Twitter photo by Edmonton Sun.
The Council of Canadians supported the call for the Alberta NDP to adopt at their convention this weekend (June 10-12) resolutions backing both a moratorium on fracking and a comprehensive expert study into it.
We circulated this petition calling on members of the Alberta NDP to support these two resolutions on fracking.
There were early signs of trouble.
On Friday afternoon, the Calgary Sun reported, “Resolutions will first be discussed Friday by closed-door panels of party members who will decide whether the policies will make it to the floor on the weekend for further debate.” In the early afternoon, a National Observer reporter tweeted, “Motion to implement a moratorium on hydraulic fracking defeated by delegates on the convention floor.” Later that afternoon, CBC noted, “Motions to bump the items on fracking and pipelines closer to the front of the agenda were defeated on Friday, as the convention got underway.”
And by Sunday night the Calgary Herald reported, “Some delegates expressed disappointment over a lack of debate over controversial resolutions on pipelines and hydraulic fracturing. Paul Lawson, a labour delegate from Calgary, said he sensed the party is fearful of anything suggestive of the Leap Manifesto, an anti-fossil fuel agenda under discussion by the federal NDP that has been strongly condemned by [Premier Rachel] Notley and her government. He said in an interview that the resolution calling for a moratorium on fracking in Alberta should have been brought to the floor given the concerns that exist in rural areas.”
It is too bad because the resolutions really only reflected what Ms. Notley had said less than four years ago while in opposition.
In August 2012, as the party’s environment critic, she stated, “If we don’t get a better … understanding of what’s safe for Albertans, we run the risk of doing some really long-term damage. In Alberta, we have no regulation — at all — that specifically covers fracking activity. [Questions need to be answered before] we start holus-bolus giving out water to the fracking industry without knowing the safety that needs to come along with that.”

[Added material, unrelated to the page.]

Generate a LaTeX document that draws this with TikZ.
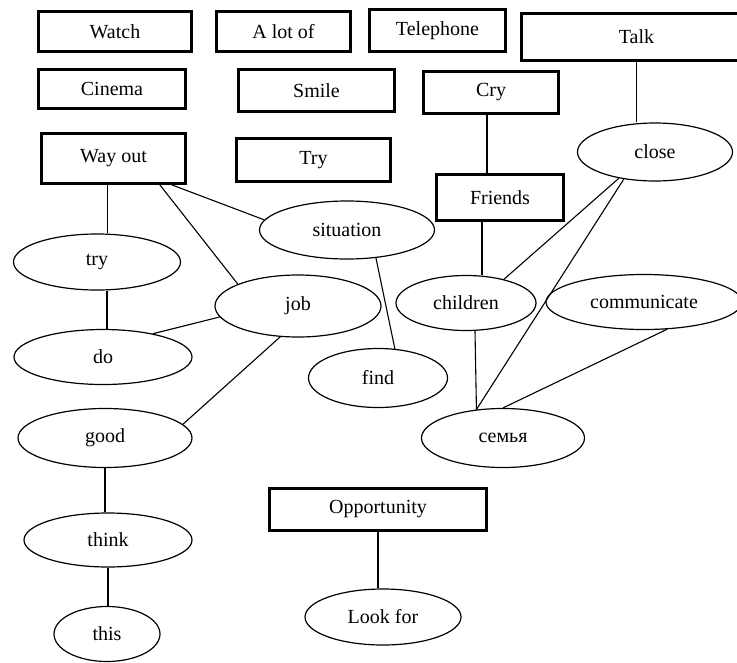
\documentclass[tikz,border=0pt]{standalone}
\usepackage{fontspec}
\setmainfont{Liberation Serif}
\usetikzlibrary{shapes.geometric}

\begin{document}
\begin{tikzpicture}[x=1pt, y=-1pt, font=\fontsize{20}{24}\selectfont]
\tikzstyle{wordbox} = [rectangle, draw=black, line width=2.8pt, inner sep=0pt]
\tikzstyle{wordoval} = [ellipse, draw=black, line width=1.2pt, inner sep=0pt]
\tikzstyle{link} = [draw=black, line width=1.1pt]

\useasboundingbox (0,0) rectangle (737,662);

\node(watch) [wordbox, minimum width=153pt, minimum height=40pt] at (115,31.5) {Watch};
\node(aLotOf) [wordbox, minimum width=134pt, minimum height=40pt] at (283.5,31.5) {A lot of};
\node(telephone) [wordbox, minimum width=136pt, minimum height=42pt] at (437.5,30.5) {Telephone};
\node(talk) [wordbox, minimum width=230pt, minimum height=47pt] at (636.5,37) {Talk};
\node(cinema) [wordbox, minimum width=147pt, minimum height=39pt] at (112,89) {Cinema};
\node(smile) [wordbox, minimum width=156pt, minimum height=42pt] at (316.5,90.5) {Smile};
\node(cry) [wordbox, minimum width=135pt, minimum height=42pt] at (491,92.5) {Cry};
\node(wayOut) [wordbox, minimum width=144pt, minimum height=50pt] at (113.5,158.5) {Way out};
\node(tryBox) [wordbox, minimum width=154pt, minimum height=43pt] at (313.5,160) {Try};
\node(friends) [wordbox, minimum width=127pt, minimum height=46pt] at (500,197.5) {Friends};
\node(opportunity) [wordbox, minimum width=217pt, minimum height=42pt] at (378,509.5) {Opportunity};

\node(close) [wordoval, minimum width=155pt, minimum height=58pt] at (655,152) {close};
\node(situation) [wordoval, minimum width=175pt, minimum height=58pt] at (347,230) {situation};
\node(try) [wordoval, minimum width=167pt, minimum height=56pt] at (97,262) {try};
\node(job) [wordoval, minimum width=166pt, minimum height=62pt] at (298,306) {job};
\node(do) [wordoval, minimum width=178pt, minimum height=55pt] at (103,357) {do};
\node(find) [wordoval, minimum width=139pt, minimum height=59pt] at (378,378) {find};
\node(children) [wordoval, minimum width=140pt, minimum height=55pt] at (466,303) {children};
\node(communicate) [wordoval, minimum width=196pt, minimum height=55pt] at (644,302) {communicate};
\node(semya) [wordoval, minimum width=163pt, minimum height=59pt] at (503,438) {семья};
\node(good) [wordoval, minimum width=174pt, minimum height=59pt] at (105,438) {good};
\node(think) [wordoval, minimum width=168pt, minimum height=54pt] at (108,540) {think};
\node(this) [wordoval, minimum width=106pt, minimum height=55pt] at (107,634) {this};
\node(lookFor) [wordoval, minimum width=156pt, minimum height=56pt] at (383,617) {Look for};

\draw[link] ([xshift=-6pt]wayOut.south) -- ([xshift=-6pt]wayOut.south |- try.north);
\draw[link] ([xshift=-27pt]wayOut.south east) -- (job.160);
\draw[link] ([xshift=-15pt]wayOut.south east) -- (situation.173);
\draw[link] ([xshift=10pt]try.south) -- ([xshift=10pt]try.south |- do.north);
\draw[link] (do.25) -- (job.188);
\draw[link] (job.240) -- (good.10);
\draw[link] (situation.316) -- (find.60);
\draw[link] (good.south) -- (good.south |- think.north);
\draw[link] (think.south) -- (think.south |- this.north);
\draw[link] (talk.south) -- (talk.south |- close.north);
\draw[link] ([xshift=-4pt]cry.south) -- ([xshift=-4pt]cry.south |- friends.north);
\draw[link] ([xshift=-18pt]friends.south) -- ([xshift=-18pt]friends.south |- children.north);
\draw[link] (close.216) -- (children.32);
\draw[link] (close.221) -- (semya.133);
\draw[link] ([xshift=9pt]children.south) -- (semya.133);
\draw[link] (communicate.310) -- (semya.north);
\draw[link] (opportunity.south) -- (opportunity.south |- lookFor.north);
\end{tikzpicture}
\end{document}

But that was then and this is now.
In fact even by June 2015 the Calgary Herald had reported, “NDP Energy Minister Marg McCuaig-Boyd [now says] she could not say whether there is too much hydraulic fracturing in the province.”
This despite previous statements by Ms. Notley and former NDP leader Brian Mason highlighting that the province had approved five million cubic meters of water for fracking in 2011, that the number of fracking licenses had increased from 203 in 2012 to 1,516 in 2013, and that they felt – albeit before forming government – that a study was needed to understand the impact of fracking on drinking water.
The Alberta NDP government’s refusal to even debate the issue of fracking stands in contrast to the Parti Québécois minority government that implemented a moratorium on fracking in 2013, the Liberal governments in New Brunswick and Nova Scotia that have both now implemented a moratorium on fracking, and the Progressive Conservative government in Newfoundland and Labrador that appointed an independent panel in August 2014 to examine the issue of fracking.